Doch an Tag drei der EM, vergangenen Samstag, gibt es plötzlich Stress. Als wir verfolgen wollen, wie die EM aus Sicht eines Spielers abläuft, kommt es zu Problemen. Neben dem Aufwärmen, dem Abklatschen mit den Fans oder Spielbildern war unser Plan, dass wir die Ankunft der Mannschaftsbusse filmen. Als wir noch auf die Delegation aus Portugal warten, spricht uns aus dem Nichts ein Mann der EHF an, was uns denn einfalle, hier zu filmen. Es stellt sich heraus, dass wir wohl keine Erlaubnis dafür hätten, irgendetwas in der Arena zu filmen, da die Rechte alle verkauft seien. Unzufriedenheit macht sich im Team breit. Eine lächerliche Aktion, wie ich finde, vor allem, weil es uns als Social Media Team damit die Hände bindet. Denn die Aussage: „Ihr dürft eigentlich gar nichts filmen“ bezieht sich nicht nur auf das Geschehen auf, sondern auch neben dem Platz. Nicht einmal die jubelnden Fans auf ihren Plätzen dürfen wir aufnehmen.

Während das alles hinter den Kulissen abläuft, fährt Achim sorgenfrei die Gäste von A nach B. Mit dem selbst ernannten „Schwabenexpress“ befördert er neben dem Präsidenten des Handballverbands Württemberg Hans Artschwager inklusive seiner Familie auch Dieter Klein und Michael Knorpp aus Steinheim beziehungsweise Oberstenfeld an die Halle. Die beiden bewachen als Zeitnehmer und Sekretär das Spielgeschehen.
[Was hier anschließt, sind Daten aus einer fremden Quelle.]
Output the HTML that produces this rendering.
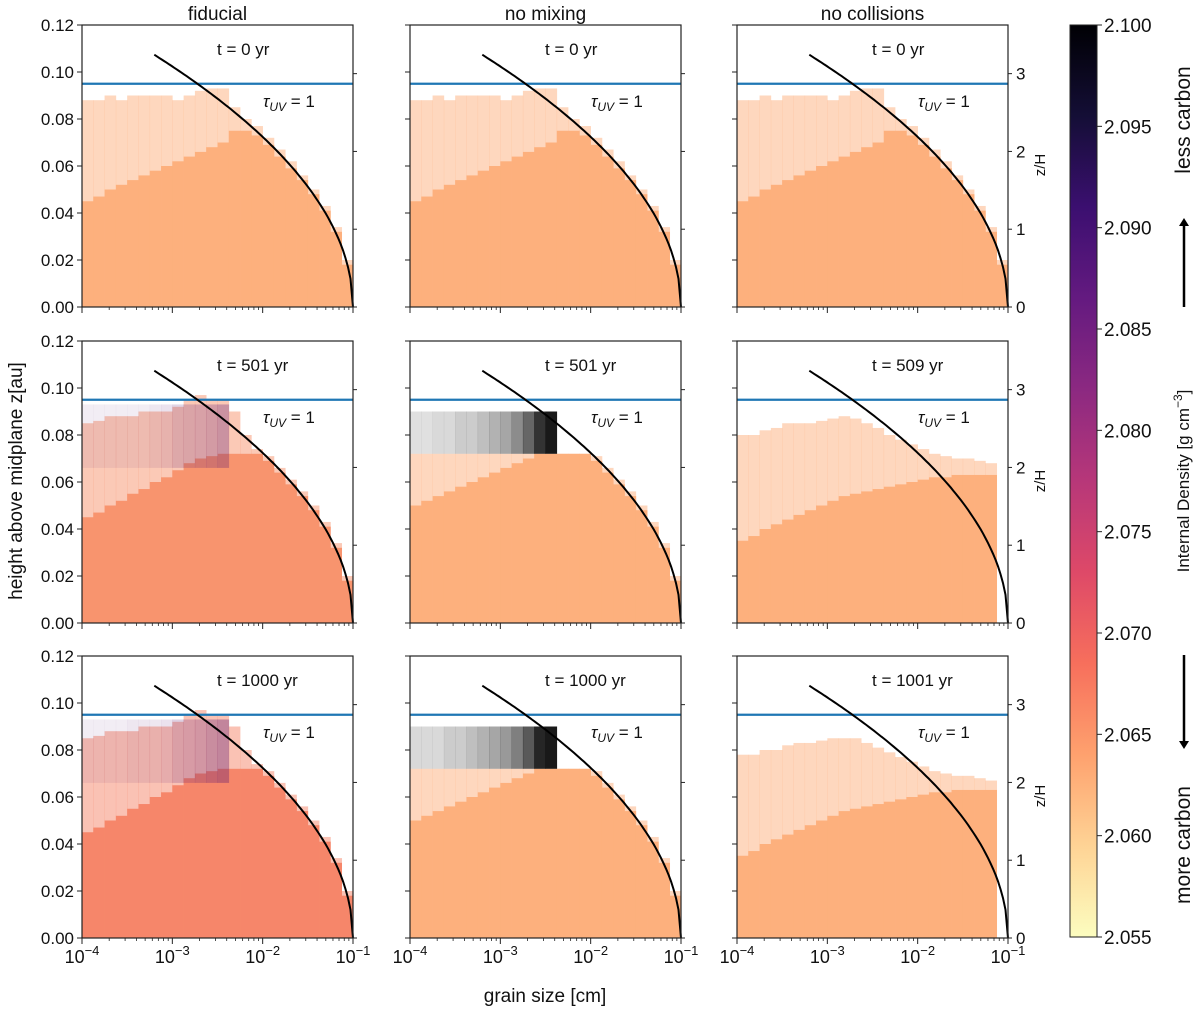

Die größten Probleme meines Vaters sind Schnee, Eis und rücksichtslose Münchner Autofahrer. Auf einer Tour bremst ihn ein anderer Verkehrsteilnehmer aus und er muss voll in die Eisen. Seine Fahrgästin kommentiert nur beeindruckt: „Gut reagiert, was ein Idiot.“

Die nächsten Termine als Helfer fest im Blick

Durch die EHF-Eskapaden passiert im Social-Media-Büro lange kaum etwas. Nur das Reposten von Beiträgen ist uns möglich, Aufnahmen aus der Halle sind Mangelware. Immerhin Zuschauer im Umlauf (dort wo sich die Essensstände befinden) dürfen wir aufnehmen und auch die drei Botschafter scheuen sich nicht vor der Kamera.

Erst am letzten Tag entscheidet sich das Team dazu, wieder etwas in die Offensive zu gehen und mehr Beiträge selbst zu veröffentlichen, Beschwerden der EHF bleiben aus. Selbst am letzten Spieltag der Vorrunde suchen wir das Gespräch und Videomaterial mit Zuschauern und fragen nach, wie sie das Turnier und die Stimmung in der Olympiahalle bis dahin fanden. Es gibt keine zwei Meinungen: „Grandios“, „Überragend“ oder „Einfach der Hammer“ erzählen uns die Fans.

Zwar ist die Handball-EM noch im Gange, nach sechs Tagen Action finden in München aber keine Spiele mehr statt. Doch die nächsten Volunteer-Termine stehen bereits im Kalender. Neben dem eingangs bereits erwähnten Final Four des DHB-Pokals der Frauen ist auch die Fußball WM der Männer im Sommer in Stuttgart eingeplant.